While certain subversive voices will craft their own hysterical tales of Catholic history on this island, the actual history can be felt in the dead of night listening to the waves crash on Skellig Michael, it can be tasted in the dry toast and salt and pepper water in Lough Derg and it can be found in the lonely and remote Mass rocks where our ancestors sought the sacraments at risk of death of slavery.

It can also be found, as can the simple beauty of our faith, in the witness given by the Penal Cross.

From the 1600s to the 1800s, the Penal Laws criminalised the Catholic faith, leading to priests being hunted down and hanged, worshippers being killed and enslaved and Catholics in general being barred from participating meaningfully in public life. They could not build churches or be educated. The persecution of the Catholic faith and the sufferings of the Irish people are intertwined inextricably and anyone who says otherwise is not being honest.

The Penal Cross was a cross that would be wrapped around the faithful’s wrist so that they could pray covertly.

If we are to take one high quality one that remains in existence today, there is the Penal Cross that is currently residing in the National Museum after being donated from Galway. This Cross reveals the typical nature of these crosses.

It contains a crude drawing of Our Lord, the inscriptions of IHS and INRI and also a crude and humorous carving at the bottom of a bird above a pot and the carving of lashes.

The story goes that Judas got home after betraying Jesus and asked his wife for a rope so that he may hang himself, as he knew that Jesus was to return from the dead on the third day.

His wife, dismissing this, drew his attention to the cock that she was cooking in a pot. She told Judas that Jesus had as much chance of returning from the dead as the cock had of coming back to life from the pot that she was cooking him in.

No sooner had she spoken the words than the cock flew out of the pot and crowed, sending Judas into despair.

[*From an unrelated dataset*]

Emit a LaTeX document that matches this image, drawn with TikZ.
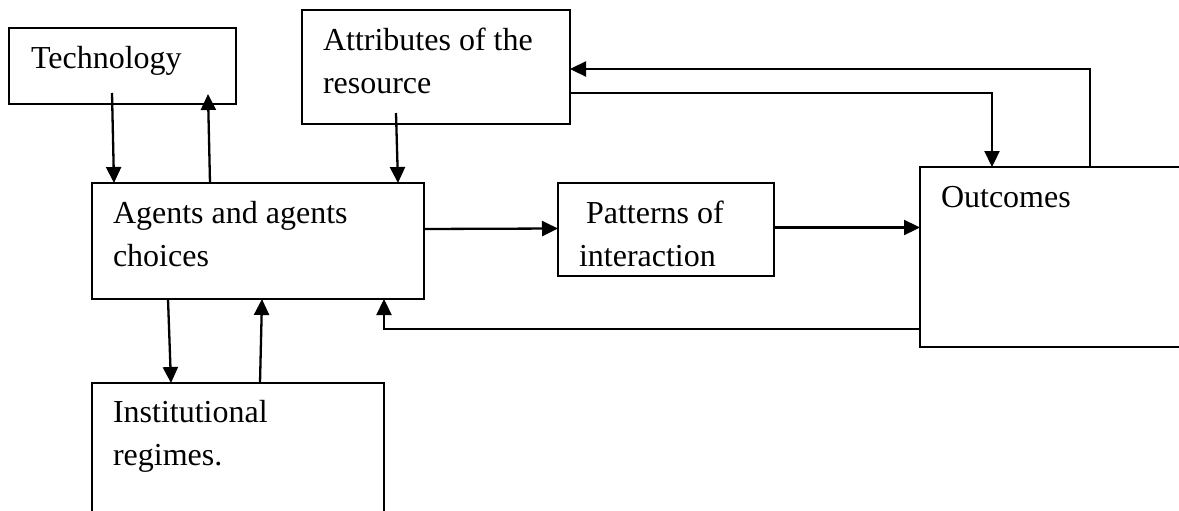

There are other variations of this story but the core is the same, the cock was representative, to a primarily rural and peasant people, of the simplicity and majesty of Christ’s resurrection from the dead. There is a touch of humour about it and a touch of defiance, for a people who faced death, slavery and imprisonment for practising their faith, there was a real sense of the thrill of perseverance in this story.

Take a trip to any of the remains of old Irish monasteries, at Mellifont at Bective and elsewhere, and see the remains of a church that was gutted. Take a trip to the head of Saint Oliver Plunkett. Take a trip to the stolen cathedrals like Christchurch.

In those places you will see a church that was dead, a faith cooking in the pot. Much like our church today you could say.

Then take a journey to any town centre in Ireland today and see the churches, the statues of Our Lady, the streets, schools and GAA clubs named after priests, nuns and saints. And there you will see a church that like Our Lord, found its way out of the grave.

The church in Ireland today feels much like the stone is being rolled in front of our tomb once more, but we would be as naive as the wife of Judas if we were to think that we will not fly out of the pot.